The Rupee is showing strength amid lacklustre moves in the equities market and support by a falling oil price.
Oil prices had been on the rise for the past two days owing to the huge draw in inventories recorded by the American Petroleum Institute and owing to the disruption caused by Hurricane Sally. However, growing concerns over oversupply as some oil installations around the Gulf of Mexico restart production after the hurricane are pulling oil prices lower. Lower oil prices are beneficial for Pakistan a buyer of oil.
The US Dollar rallied in the previous session after the US Federal Reserve indicated that it would keep interest rates on hold until through 2023. The Fed didn’t adjust monetary policy, as expected but disappointed the market by not hinting at any additional stimulus. The Fed is no rush to make any changes to monetary policy through additional easing.

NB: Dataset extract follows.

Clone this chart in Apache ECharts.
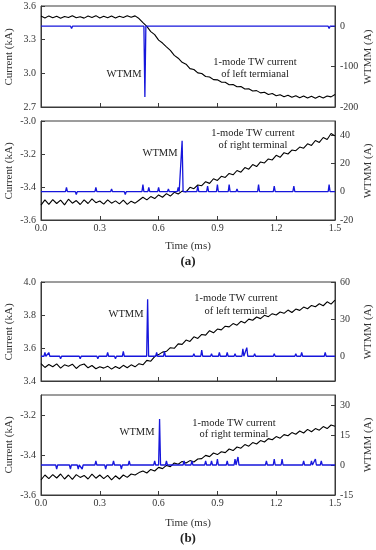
<!DOCTYPE html>
<html><head><meta charset="utf-8">
<script src="https://cdn.jsdelivr.net/npm/echarts@6/dist/echarts.min.js"></script>
<style>html,body{margin:0;padding:0;background:#fff;}#c{width:376px;height:550px;}</style>
</head><body><div id="c"></div>
<script>
// ---- data ----
const timeMs = [0,0.02,0.04,0.06,0.08,0.10,0.12,0.14,0.16,0.18,0.20,0.22,0.24,0.26,0.28,0.30,0.32,0.34,0.36,0.38,
0.40,0.42,0.44,0.46,0.48,0.50,0.52,0.54,0.56,0.58,0.60,0.62,0.64,0.66,0.68,0.70,0.72,0.74,0.76,0.78,
0.80,0.82,0.84,0.86,0.88,0.90,0.92,0.94,0.96,0.98,1.00,1.02,1.04,1.06,1.08,1.10,1.12,1.14,1.16,1.18,
1.20,1.22,1.24,1.26,1.28,1.30,1.32,1.34,1.36,1.38,1.40,1.42,1.44,1.46,1.48,1.50];

// (a) left terminal current (kA)
const curA_left = [3.510,3.494,3.512,3.496,3.508,3.490,3.506,3.497,3.514,3.495,3.505,3.492,3.510,3.498,3.514,3.493,3.508,3.496,3.511,3.494,
3.509,3.497,3.513,3.499,3.512,3.488,3.452,3.418,3.372,3.345,3.296,3.270,3.236,3.205,3.160,3.135,3.098,3.082,3.042,3.034,
3.004,2.998,2.972,2.968,2.944,2.942,2.922,2.920,2.898,2.900,2.880,2.882,2.860,2.862,2.842,2.846,2.826,2.832,2.812,2.820,
2.800,2.810,2.792,2.804,2.786,2.800,2.782,2.798,2.780,2.796,2.778,2.795,2.780,2.798,2.790,2.812];
// (a) right terminal current (kA)
const curA_right = [-3.510,-3.478,-3.505,-3.476,-3.500,-3.480,-3.508,-3.474,-3.498,-3.482,-3.506,-3.478,-3.500,-3.472,-3.495,-3.485,-3.504,-3.478,-3.498,-3.484,
-3.502,-3.480,-3.505,-3.486,-3.498,-3.480,-3.462,-3.478,-3.458,-3.470,-3.448,-3.462,-3.440,-3.455,-3.432,-3.442,-3.425,-3.430,-3.402,-3.410,
-3.388,-3.392,-3.368,-3.378,-3.350,-3.360,-3.335,-3.342,-3.318,-3.326,-3.300,-3.310,-3.282,-3.292,-3.264,-3.276,-3.248,-3.254,-3.230,-3.236,
-3.208,-3.220,-3.192,-3.200,-3.176,-3.180,-3.158,-3.165,-3.138,-3.148,-3.118,-3.130,-3.100,-3.112,-3.076,-3.090];
// (b) left terminal current (kA)
const curB_left = [3.505,3.482,3.500,3.486,3.504,3.478,3.498,3.490,3.502,3.476,3.496,3.503,3.480,3.494,3.474,3.486,3.478,3.490,3.472,3.488,
3.476,3.495,3.480,3.498,3.486,3.505,3.498,3.525,3.520,3.548,3.560,3.575,3.580,3.602,3.598,3.625,3.622,3.648,3.640,3.668,
3.658,3.682,3.678,3.705,3.692,3.715,3.710,3.732,3.728,3.748,3.738,3.762,3.752,3.775,3.768,3.788,3.778,3.798,3.790,3.808,
3.800,3.818,3.810,3.830,3.815,3.836,3.828,3.848,3.838,3.858,3.850,3.868,3.856,3.880,3.866,3.890];
// (b) right terminal current (kA)
const curB_right = [-3.525,-3.500,-3.518,-3.498,-3.515,-3.495,-3.520,-3.500,-3.522,-3.498,-3.512,-3.502,-3.520,-3.496,-3.516,-3.500,-3.518,-3.502,-3.524,-3.504,
-3.520,-3.500,-3.512,-3.495,-3.500,-3.488,-3.480,-3.490,-3.472,-3.480,-3.462,-3.468,-3.452,-3.458,-3.440,-3.446,-3.432,-3.440,-3.428,-3.435,
-3.420,-3.418,-3.402,-3.408,-3.390,-3.398,-3.384,-3.388,-3.370,-3.378,-3.360,-3.366,-3.348,-3.356,-3.338,-3.345,-3.328,-3.335,-3.318,-3.324,
-3.308,-3.316,-3.298,-3.304,-3.288,-3.296,-3.280,-3.290,-3.272,-3.284,-3.268,-3.276,-3.258,-3.268,-3.250,-3.256];

// WTMM peaks (time ms, value A)
const wtmmA_left_t = [0.156,0.24,0.40,0.53,0.79,1.05,1.29,1.47];
const wtmmA_left_v = [-6,2,2,-175,-4,-2,-3,-6];
const wtmmA_right_t = [0.04,0.13,0.18,0.23,0.28,0.36,0.43,0.52,0.55,0.60,0.65,0.70,0.72,0.80,0.85,0.90,0.96,1.00,1.03,1.11,1.19,1.29,1.34,1.40,1.47];
const wtmmA_right_v = [1,3,-2,1,3,2,-2,5,3,3,2,3,36,4,4,5,5,2,1,5,4,4,1,1,5];
const wtmmB_left_t = [0.02,0.04,0.10,0.20,0.24,0.29,0.34,0.38,0.42,0.47,0.544,0.59,0.63,0.69,0.73,0.78,0.82,0.87,0.91,0.95,0.99,1.03,1.05,1.09,1.19,1.30,1.33,1.38,1.45];
const wtmmB_left_v = [3,3,-2,-2,1,-2,3,-2,4,-1,46,3,4,1,1,2,5,2,3,3,2,6,7,2,2,2,3,1,3];
const wtmmB_right_t = [0.03,0.08,0.15,0.19,0.21,0.28,0.33,0.37,0.41,0.45,0.49,0.58,0.605,0.64,0.71,0.73,0.77,0.84,0.87,0.90,0.95,0.99,1.005,1.03,1.10,1.15,1.19,1.23,1.29,1.34,1.38,1.40,1.43];
const wtmmB_right_v = [1,-2,-2,-2,-2,2,-2,2,-2,2,1,2,23,2,1,2,2,2,2,3,2,3,4,1,1,2,3,3,1,2,2,3,2];

// axis tick labels
const xTicks = [0,0.3,0.6,0.9,1.2,1.5];
const yLeftTicks = [[2.7,3.0,3.3,3.6],[-3.6,-3.4,-3.2,-3.0],[3.4,3.6,3.8,4.0],[-3.6,-3.4,-3.2]];
const yLeftRange = [[2.7,3.6],[-3.6,-3.0],[3.4,4.0],[-3.6,-3.1]];
const yRightTicks = [[-200,-100,0],[-20,0,20,40],[0,30,60],[-15,0,15,30]];
const yRightRange = [[-200,50],[-20,50],[-20,60],[-15,35]];

const curves = [curA_left, curA_right, curB_left, curB_right];
const peaksT = [wtmmA_left_t, wtmmA_right_t, wtmmB_left_t, wtmmB_right_t];
const peaksV = [wtmmA_left_v, wtmmA_right_v, wtmmB_left_v, wtmmB_right_v];
const terminalText = ['of left termianal','of right terminal','of left terminal','of right terminal'];

// ---- layout ----
const FONT = '"Liberation Serif","DejaVu Serif",serif';
const AX = '#3a3a3a';
const BLUE = '#1616dc';
const grids = [
  {left:41, right:41, top:6, height:101},
  {left:41, right:41, top:121, height:99},
  {left:41, right:41, top:282, height:99},
  {left:41, right:41, top:395, height:100}
];
function spikeLine(ts, vs){
  const d = [[0,0]];
  const h = 0.005;
  for (let i=0;i<ts.length;i++){ d.push([ts[i]-h,0],[ts[i],vs[i]],[ts[i]+h,0]); }
  d.push([1.5,0]);
  return d;
}
const xAxes=[], yAxes=[], series=[];
grids.forEach((g,i)=>{
  g.show = true; g.borderColor = AX; g.borderWidth = 1; g.backgroundColor='transparent';
  g.containLabel = false; g.outerBoundsMode = 'none';
  const showX = (i===1||i===3);
  xAxes.push({gridIndex:i, type:'value', min:0, max:1.5,
    axisLine:{show:true, onZero:false, lineStyle:{color:AX,width:1}},
    axisTick:{show:true, inside:true, length:4, customValues:xTicks, lineStyle:{color:AX}},
    axisLabel:{show:showX, customValues:xTicks, margin:3, fontSize:10, fontFamily:FONT, color:'#333', formatter:v=>v.toFixed(1)},
    splitLine:{show:false},
    name: showX ? 'Time (ms)' : '', nameLocation:'middle', nameGap: i===1?21:23,
    nameTextStyle:{fontSize:11, fontFamily:FONT, color:'#333'}
  });
  yAxes.push({gridIndex:i, type:'value', position:'left', min:yLeftRange[i][0], max:yLeftRange[i][1],
    axisLine:{show:true, onZero:false, lineStyle:{color:AX}},
    axisTick:{show:true, inside:true, length:4, customValues:yLeftTicks[i], lineStyle:{color:AX}},
    axisLabel:{customValues:yLeftTicks[i], margin:5, fontSize:10, fontFamily:FONT, color:'#333', formatter:v=>v.toFixed(1)},
    splitLine:{show:false}
  });
  yAxes.push({gridIndex:i, type:'value', position:'right', min:yRightRange[i][0], max:yRightRange[i][1],
    axisLine:{show:true, onZero:false, lineStyle:{color:AX}},
    axisTick:{show:true, inside:true, length:4, customValues:yRightTicks[i], lineStyle:{color:AX}},
    axisLabel:{customValues:yRightTicks[i], margin:5, fontSize:10, fontFamily:FONT, color:'#333'},
    splitLine:{show:false}
  });
  series.push({type:'line', xAxisIndex:i, yAxisIndex:2*i, showSymbol:false, animation:false,
    data: timeMs.map((t,k)=>[t, curves[i][k]]), lineStyle:{color:'#000', width:1.1}});
  series.push({type:'line', xAxisIndex:i, yAxisIndex:2*i+1, showSymbol:false, animation:false,
    data: spikeLine(peaksT[i], peaksV[i]), lineStyle:{color:BLUE, width:1.3}});
});

const txt = (x,y,s,extra)=>Object.assign({type:'text', x:x, y:y, style:{text:s, font:'10.5px '+FONT, fill:'#222', align:'center', verticalAlign:'middle'}}, extra||{});
const vname = (x,y,s)=>({type:'text', x:x, y:y, rotation:Math.PI/2, style:{text:s, font:'11px '+FONT, fill:'#333', align:'center', verticalAlign:'middle'}});
const graphics = [
  txt(124,74,'WTMM'), txt(255,62,'1-mode TW current'), txt(255,74,terminalText[0]),
  txt(160,153,'WTMM'), txt(253,133,'1-mode TW current'), txt(253,145,terminalText[1]),
  txt(126,314,'WTMM'), txt(236,298,'1-mode TW current'), txt(236,311,terminalText[2]),
  txt(137,432,'WTMM'), txt(234,423,'1-mode TW current'), txt(234,434,terminalText[3]),
  vname(9,57,'Current (kA)'), vname(9,171,'Current (kA)'), vname(9,332,'Current (kA)'), vname(9,445,'Current (kA)'),
  vname(368,57,'WTMM (A)'), vname(368,171,'WTMM (A)'), vname(368,332,'WTMM (A)'), vname(368,445,'WTMM (A)'),
  {type:'text', x:188, y:262, style:{text:'(a)', font:'bold 13px '+FONT, fill:'#222', align:'center', verticalAlign:'middle'}},
  {type:'text', x:188, y:539, style:{text:'(b)', font:'bold 13px '+FONT, fill:'#222', align:'center', verticalAlign:'middle'}}
];

const chart = echarts.init(document.getElementById('c'), null, {renderer:'canvas'});
chart.setOption({animation:false, backgroundColor:'#fff', grid:grids, xAxis:xAxes, yAxis:yAxes, series:series, graphic:graphics});
</script></body></html>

The Fed’s projections were closely monitored with the Fed upwardly revising its GDP for this year to -3.7% contraction, up from -6.5% contraction. The central bank also views the labour market is in a more favourable light with unemployment expected to be at 7.6% by the end of the year, down from 9.3% previously. However, the Fed also downwardly revised its GDP for next year to 4% growth, down from 5% growth.